Petals ESB Components

As described in the previous section, Petals ESB is built using the software component approach. The main Petals ESB components are listed below :

  • The Container Service is the main container component. Its role is to create the JBI artefacts lifecycles, installers. In the kernel point of view, the resources created by this service are wrapped into Fractal components.
  • The Router acts as the central part of the JBI container. The router is in charge of choosing the right endpoint to send the JBI message to.
  • The Transporter is the mediator between the router and the communication channel. Its roles are :
    • Sending messages to the endpoint resolved by the NMR. As explained in the inter node communication section, sending a message to an endpoint can be just an in memory process or if the endpoint is located on a foreign container, the message is serialized into the wire format then send to the foreign container.
    • Receiving messages which is exactly the opposite of the sending role.
  • The Endpoint Registry is in charge of storing the endpoint references and their service descriptions (WSDL descriptions). The endpoints are stored in a database in order to optimize their retrival.
  • The Network Service is responsible of managing nodes whi want to join or leave the Petals ESB network.
    This service must handle the state of the remote nodes by sending hello/ping messages…
  • The Topology Service holds all the Petals ESB nodes configuration.
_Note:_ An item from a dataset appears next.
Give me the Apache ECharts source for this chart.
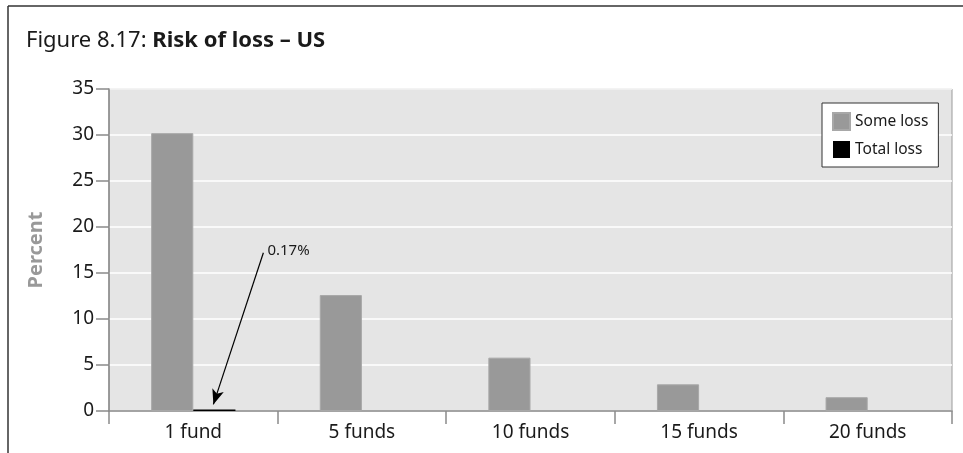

The complete topology information of the Petals ESB network is updated when nodes are joining or leaving the network.
  • The Configuration Service handles the configuration of the local Petals ESB container. This local configuration contains data for the container such as topology, server properties (name, timeouts, QoS, JAAS, SSL…) but also domain and subdomain informations.
  • The Repository Service handles JBI artefacts resources needed at runtime by the container. When a JBI artefact is installed/deployed on the container, it is exploded in a distinct folder holded by the Repository Service. When the container is restarted, all the JBI resources are reloaded from their repository path. This allows JBI artefacts such as components to store/persist resources to be reused in their dedicated workspace.
  • The System State Service is in charge of storing states (lifecycle state, installation URL, source URL, … ) and maintening the consistency whenever a JBI artefact state is updated. The system state and the repository services work together to reload resources on container reload.
  • The JMX Service is used to manage JMX connections to a local or a remote Petals ESB container. The JBI specification defines a set of JMX operations to be exposed in order to manage a JBI container such as installation, deployment, lifecycle management, … (see the JBI specification section). This service is the local access point to all the remote containers JMX operations. By using this service, the local container can call these operations and so manage all the remote containers.
  • The JNDI Service provides facilities to connect to a JNDI repository. In Petals ESB 1.x and 2.x, the JNDI repository is used to share knowledge between nodes such as JBI Endpoints and container configuration. This is a central point of the Petals ESB environment and you are, of course, free to choose the JNDI repository provided by Petals ESB or a third party one. This is possible by setting the JNDI factory properties at the domain level in the topology configuration. Petals ESB 3.0 comes with a new approach where the JNDI repository is replaced by an extensible and configurable distributed repository.
  • The Installation Service role is to manage the installation (and provide the the lifecycle information) of the JBI components and shared libraries.
  • The Deployment Service role is to manage the deployment (and provide the lifecycle information) of the service assemblies. The service units bundled into the service assemblies are deployed to the right component by this service implementation. As a result, JBI service consumers and providers are activated in the JBI and Petals ESB environment.